The shares of the company were assessable with unlimited liabilities on the part of the share holder. Thus, of course the business had almost unlimited credit with wholesalers. For a time the organization seemed to prosper. After a while, however, suspicion began to form in the minds of some that things were not just right. An investigation was eventually made. The manager immediately disappeared. The government now stepped in and declared a bankruptcy. The manager, having gotten away beyond recall, the wholesale houses presented bills of all kinds and large amounts for goods which the directors felt certain had never been received. But with the manager absconded the company could not disprove these claims, and the court, belonging socially and politically to the big business class, naturally held the scales of justice, socalled, in favor of the wholesale creditors.
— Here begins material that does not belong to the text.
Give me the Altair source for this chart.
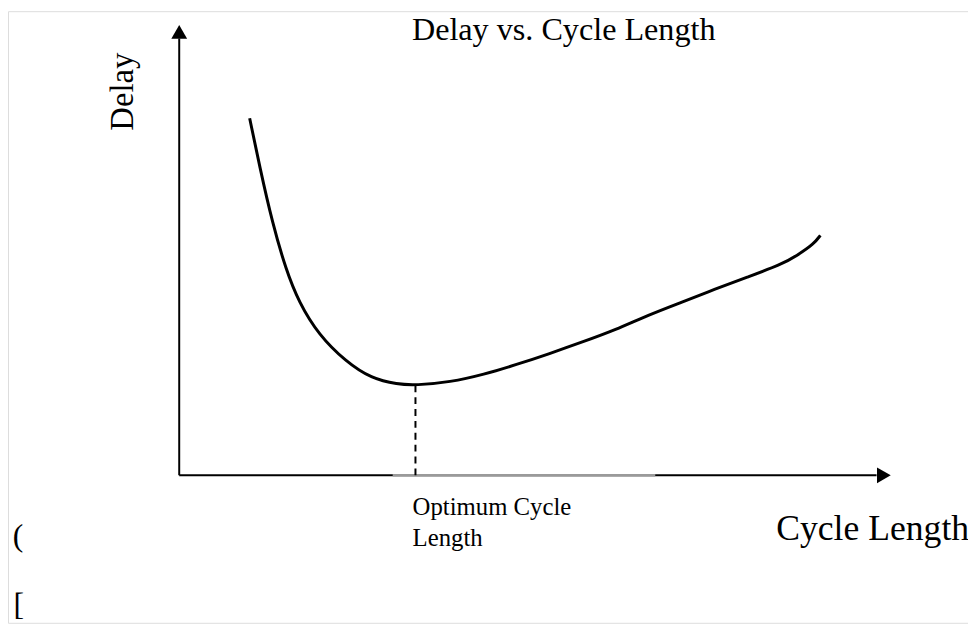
import altair as alt
import pandas as pd

# Curve (Cycle Length, Delay), arbitrary units 0..100
cycle = [9.9, 11.3, 13.1, 15.0, 16.8, 19.6, 23.4, 27.0, 30.7, 33.2, 38.1, 42.8,
         47.4, 52.0, 56.8, 61.3, 65.9, 70.7, 75.2, 79.8, 84.6, 86.8, 89.2, 90.1]
delay = [79.3, 68.6, 56.0, 45.7, 38.5, 31.2, 25.3, 21.5, 20.2, 20.0, 20.7, 22.4,
         24.6, 27.0, 29.7, 32.3, 35.6, 38.5, 41.3, 44.0, 46.8, 48.8, 51.4, 53.3]
optimum_x = 33.2
optimum_y = 20.0
band = [30.0, 66.9]          # grey stretch of the horizontal axis
axis_end = 100

# page layout constants
M = 6
W, H = 976 - M, 624 - M
PX_X0, PX_X100 = 179 - M, 898 - M
PX_Y0, PX_Y100 = 475 - M, 20 - M
ux = (PX_X100 - PX_X0) / 100.0
uy = (PX_Y0 - PX_Y100) / 100.0
xdom = [-PX_X0 / ux, (W - PX_X0) / ux]
ydom = [(PX_Y0 - H) / uy, PX_Y0 / uy]
xs = alt.Scale(domain=xdom, nice=False, zero=False)
ys = alt.Scale(domain=ydom, nice=False, zero=False)
FONT = "Liberation Serif"

curve_df = pd.DataFrame({"x": cycle, "y": delay})
curve = alt.Chart(curve_df).mark_line(
    color="black", strokeWidth=3, interpolate="basis"
).encode(x=alt.X("x:Q", scale=xs, axis=None), y=alt.Y("y:Q", scale=ys, axis=None))

yaxis_df = pd.DataFrame({"x": [0], "y": [0], "y2": [axis_end - 3]})
yaxis = alt.Chart(yaxis_df).mark_rule(color="black", strokeWidth=2).encode(
    x=alt.X("x:Q", scale=xs, axis=None), y=alt.Y("y:Q", scale=ys, axis=None), y2="y2:Q")

xaxis_df = pd.DataFrame({"x": [0], "x2": [axis_end - 2], "y": [0]})
xaxis = alt.Chart(xaxis_df).mark_rule(color="black", strokeWidth=2).encode(
    x=alt.X("x:Q", scale=xs, axis=None), x2="x2:Q", y=alt.Y("y:Q", scale=ys, axis=None))

band_df = pd.DataFrame({"x": [band[0]], "x2": [band[1]], "y": [0]})
bandm = alt.Chart(band_df).mark_rule(color="#9a9a9a", strokeWidth=2.5).encode(
    x=alt.X("x:Q", scale=xs, axis=None), x2="x2:Q", y=alt.Y("y:Q", scale=ys, axis=None))

dash_df = pd.DataFrame({"x": [optimum_x], "y": [0], "y2": [optimum_y]})
dash = alt.Chart(dash_df).mark_rule(color="black", strokeWidth=2, strokeDash=[7, 5]).encode(
    x=alt.X("x:Q", scale=xs, axis=None), y=alt.Y("y:Q", scale=ys, axis=None), y2="y2:Q")

up_df = pd.DataFrame({"x": [0], "y": [axis_end]})
up = alt.Chart(up_df).mark_point(shape="triangle-up", size=256, filled=True, color="black",
                                 opacity=1, yOffset=7).encode(
    x=alt.X("x:Q", scale=xs, axis=None), y=alt.Y("y:Q", scale=ys, axis=None))

right_df = pd.DataFrame({"x": [axis_end], "y": [0]})
right = alt.Chart(right_df).mark_point(shape="triangle-right", size=256, filled=True, color="black",
                                       opacity=1, xOffset=-7).encode(
    x=alt.X("x:Q", scale=xs, axis=None), y=alt.Y("y:Q", scale=ys, axis=None))

# annotations
labels = ["Delay vs. Cycle Length", "Cycle Length", "Optimum Cycle", "Length", "(", "["]
lab_x = [32.7, 111.0, 32.8, 32.8, -23.4, -23.3]
lab_y = [96.7, -14.3, -8.8, -15.6, -15.6, -31.0]
lab_size = [32.5, 36, 25, 25, 32, 32]
lab_align = ["left", "right", "left", "left", "left", "left"]

layers = [xaxis, bandm, yaxis, dash, curve, up, right]
for t, x, y, s, a in zip(labels, lab_x, lab_y, lab_size, lab_align):
    d = pd.DataFrame({"x": [x], "y": [y], "t": [t]})
    layers.append(alt.Chart(d).mark_text(font=FONT, fontSize=s, align=a, baseline="alphabetic",
                                         color="black").encode(
        x=alt.X("x:Q", scale=xs, axis=None), y=alt.Y("y:Q", scale=ys, axis=None), text="t:N"))

d = pd.DataFrame({"x": [-7.9], "y": [85.2], "t": ["Delay"]})
layers.append(alt.Chart(d).mark_text(font=FONT, fontSize=33, align="center", baseline="middle",
                                     angle=270, color="black").encode(
    x=alt.X("x:Q", scale=xs, axis=None), y=alt.Y("y:Q", scale=ys, axis=None), text="t:N"))

chart = alt.layer(*layers).properties(
    width=W, height=H, autosize=alt.AutoSizeParams(type="none"), padding=0
).configure_view(stroke=None).configure(background="white")

chart.save("out.html", embed_options={"renderer": "svg", "actions": False})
The result was that these poor pioneers in the field of economic cooperation found themselves liable and their property attached for as much as 6000% of the face value of their shares. It goes without saying that the government officials saw to it that they themselves got their utmost limit out of the general slaughter. Berhaug Rise and a couple of other victims appealed to the courts against the high handed work of the big business concerns, and the petty government officials involved, but lost the case, and all that they had was attached and ordered sold.